> WRITTEN INSTRUCTION: Repeat the material exactly from its first line to the line that includes "line_color=BLACK, line_width=3.8)". Skip pictures.

> EXCERPTED RECORDS:
┄┄┄┄┄┄

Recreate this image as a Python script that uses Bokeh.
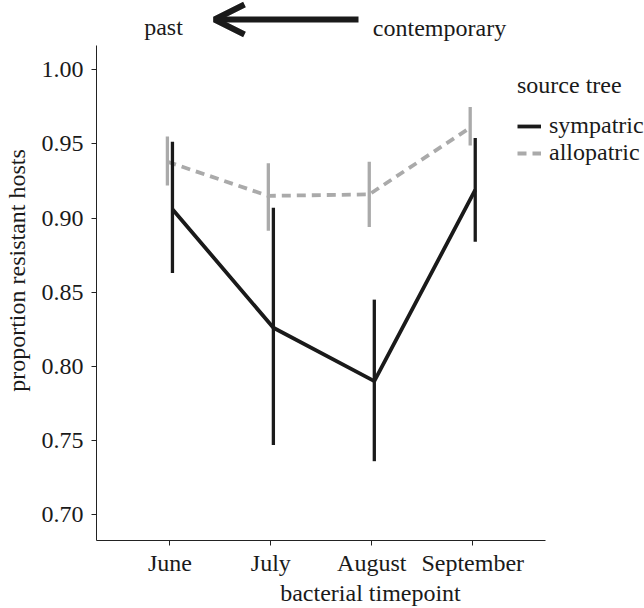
from bokeh.plotting import figure
from bokeh.models import (ColumnDataSource, Legend, LegendItem, Label, Arrow, OpenHead,
                          FixedTicker, NumeralTickFormatter, Range1d)
from bokeh.transform import dodge
from bokeh.embed import file_html
from bokeh.resources import INLINE

# ---- data ----
months = ["June", "July", "August", "September"]
sym_mean = [0.906, 0.826, 0.790, 0.919]
sym_lo = [0.863, 0.747, 0.736, 0.884]
sym_hi = [0.9515, 0.907, 0.845, 0.954]
allo_mean = [0.938, 0.915, 0.916, 0.961]
allo_lo = [0.922, 0.8915, 0.894, 0.949]
allo_hi = [0.955, 0.937, 0.938, 0.975]
y_ticks = [0.70, 0.75, 0.80, 0.85, 0.90, 0.95, 1.00]
series_labels = ["sympatric", "allopatric"]
legend_title = "source tree"
x_title = "bacterial timepoint"
y_title = "proportion resistant hosts"
header_left = "past"
header_right = "contemporary"

x_pos = list(range(1, len(months) + 1))

FONT = "Liberation Serif"
BLACK = "#1a1a1a"
GREY = "#aaaaaa"
TXT = "#1a1a1a"
FS = "24px"

src_sym = ColumnDataSource(dict(x=x_pos, mean=sym_mean, lo=sym_lo, hi=sym_hi))
src_allo = ColumnDataSource(dict(x=x_pos, mean=allo_mean, lo=allo_lo, hi=allo_hi))

p = figure(width=644, height=608, output_backend="svg", toolbar_location=None,
           x_range=Range1d(0.2725, 5.702), y_range=Range1d(0.6825, 1.0468),
           min_border_left=94, min_border_right=0, min_border_top=0, min_border_bottom=66)

p.outline_line_color = None
p.xgrid.grid_line_color = None
p.ygrid.grid_line_color = None
p.background_fill_color = "white"
p.border_fill_color = "white"

DX = 0.025  # dodge between the two series
p.segment(x0=dodge("x", -DX), y0="lo", x1=dodge("x", -DX), y1="hi",
          source=src_allo, line_color=GREY, line_width=3.3)
allo_line = p.line(x=dodge("x", -DX), y="mean", source=src_allo,
                   line_color=GREY, line_width=3.8, line_dash="9 6")
p.segment(x0=dodge("x", DX), y0="lo", x1=dodge("x", DX), y1="hi",
          source=src_sym, line_color=BLACK, line_width=3.3)
sym_line = p.line(x=dodge("x", DX), y="mean", source=src_sym,
                  line_color=BLACK, line_width=3.8)

# axes
for ax in (p.xaxis[0], p.yaxis[0]):
    ax.axis_line_color = "#222222"
    ax.axis_line_width = 1
    ax.major_tick_line_color = "#222222"
    ax.major_tick_out = 5
    ax.major_tick_in = 0
    ax.minor_tick_line_color = None
    ax.major_label_text_font = FONT
    ax.major_label_text_font_size = FS
    ax.major_label_text_color = TXT
    ax.axis_label_text_font = FONT
    ax.axis_label_text_font_size = FS
    ax.axis_label_text_font_style = "normal"
    ax.axis_label_text_color = TXT

p.yaxis.ticker = FixedTicker(ticks=y_ticks)
p.yaxis.formatter = NumeralTickFormatter(format="0.00")
p.yaxis.bounds = (0.6825, 1.0165)
p.yaxis.axis_label = y_title
p.yaxis.major_label_standoff = 8
p.yaxis.axis_label_standoff = 9

p.xaxis.ticker = FixedTicker(ticks=x_pos)
p.xaxis.major_label_overrides = {x: m for x, m in zip(x_pos, months)}
p.xaxis.bounds = (0.2725, 4.7246)
p.xaxis.axis_label = x_title
p.xaxis.major_label_standoff = 4
p.xaxis.axis_label_standoff = 1

# legend
legend = Legend(items=[LegendItem(label=series_labels[0], renderers=[sym_line]),
                       LegendItem(label=series_labels[1], renderers=[allo_line])],
                title=legend_title, location=(421, 374))
legend.title_text_font = FONT
legend.title_text_font_size = FS
legend.title_text_font_style = "normal"
legend.title_text_color = TXT
legend.title_standoff = 13
legend.label_text_font = FONT
legend.label_text_font_size = FS
legend.label_text_color = TXT
legend.label_standoff = 8
legend.glyph_width = 24
legend.glyph_height = 22
legend.label_height = 22
legend.spacing = 0
legend.padding = 0
legend.margin = 0
legend.border_line_color = None
legend.background_fill_alpha = 0
p.add_layout(legend, "center")

# header: past <- contemporary
p.add_layout(Label(x=67, y=514, x_units="screen", y_units="screen", text=header_left,
                   text_font=FONT, text_font_size=FS, text_color=TXT,
                   text_align="center", text_baseline="alphabetic"))
p.add_layout(Label(x=343, y=513, x_units="screen", y_units="screen", text=header_right,
                   text_font=FONT, text_font_size=FS, text_color=TXT,
                   text_align="center", text_baseline="alphabetic"))
p.add_layout(Arrow(end=OpenHead(size=30, line_width=6, line_color=BLACK),
                   x_start=262, y_start=521, x_end=118, y_end=521,
                   start_units="screen", end_units="screen",
                   line_width=6, line_color=BLACK))

open("out.html", "w").write(file_html(p, INLINE))
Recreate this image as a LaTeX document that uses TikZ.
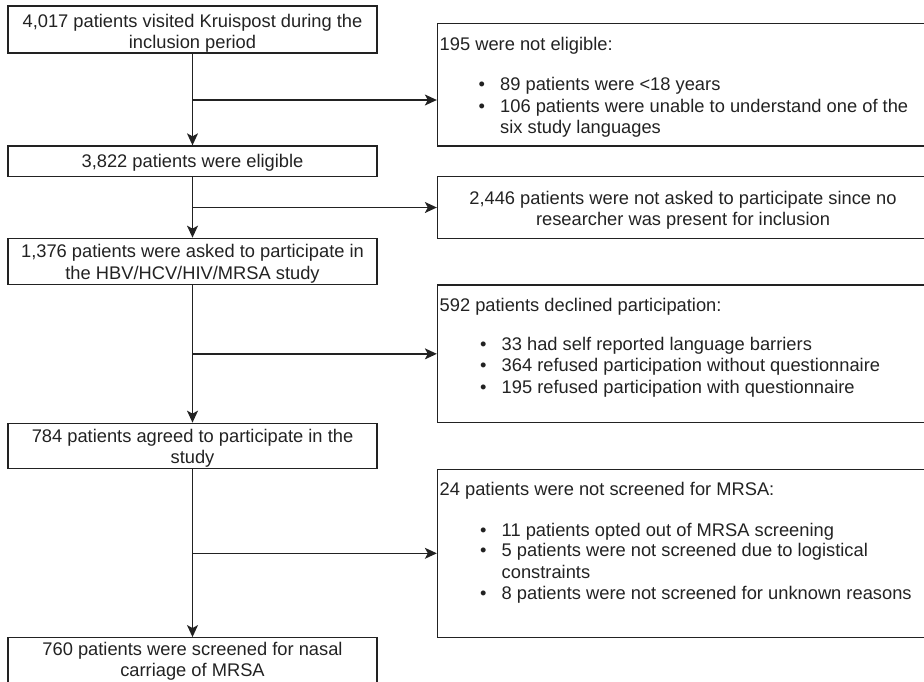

┄┄┄┄┄┄

> ANSWER BELOW:
Recreate this image as a Python script that uses Bokeh.
from bokeh.plotting import figure
from bokeh.models import (ColumnDataSource, Legend, LegendItem, Label, Arrow, OpenHead,
                          FixedTicker, NumeralTickFormatter, Range1d)
from bokeh.transform import dodge
from bokeh.embed import file_html
from bokeh.resources import INLINE

# ---- data ----
months = ["June", "July", "August", "September"]
sym_mean = [0.906, 0.826, 0.790, 0.919]
sym_lo = [0.863, 0.747, 0.736, 0.884]
sym_hi = [0.9515, 0.907, 0.845, 0.954]
allo_mean = [0.938, 0.915, 0.916, 0.961]
allo_lo = [0.922, 0.8915, 0.894, 0.949]
allo_hi = [0.955, 0.937, 0.938, 0.975]
y_ticks = [0.70, 0.75, 0.80, 0.85, 0.90, 0.95, 1.00]
series_labels = ["sympatric", "allopatric"]
legend_title = "source tree"
x_title = "bacterial timepoint"
y_title = "proportion resistant hosts"
header_left = "past"
header_right = "contemporary"

x_pos = list(range(1, len(months) + 1))

FONT = "Liberation Serif"
BLACK = "#1a1a1a"
GREY = "#aaaaaa"
TXT = "#1a1a1a"
FS = "24px"

src_sym = ColumnDataSource(dict(x=x_pos, mean=sym_mean, lo=sym_lo, hi=sym_hi))
src_allo = ColumnDataSource(dict(x=x_pos, mean=allo_mean, lo=allo_lo, hi=allo_hi))

p = figure(width=644, height=608, output_backend="svg", toolbar_location=None,
           x_range=Range1d(0.2725, 5.702), y_range=Range1d(0.6825, 1.0468),
           min_border_left=94, min_border_right=0, min_border_top=0, min_border_bottom=66)

p.outline_line_color = None
p.xgrid.grid_line_color = None
p.ygrid.grid_line_color = None
p.background_fill_color = "white"
p.border_fill_color = "white"

DX = 0.025  # dodge between the two series
p.segment(x0=dodge("x", -DX), y0="lo", x1=dodge("x", -DX), y1="hi",
          source=src_allo, line_color=GREY, line_width=3.3)
allo_line = p.line(x=dodge("x", -DX), y="mean", source=src_allo,
                   line_color=GREY, line_width=3.8, line_dash="9 6")
p.segment(x0=dodge("x", DX), y0="lo", x1=dodge("x", DX), y1="hi",
          source=src_sym, line_color=BLACK, line_width=3.3)
sym_line = p.line(x=dodge("x", DX), y="mean", source=src_sym,
                  line_color=BLACK, line_width=3.8)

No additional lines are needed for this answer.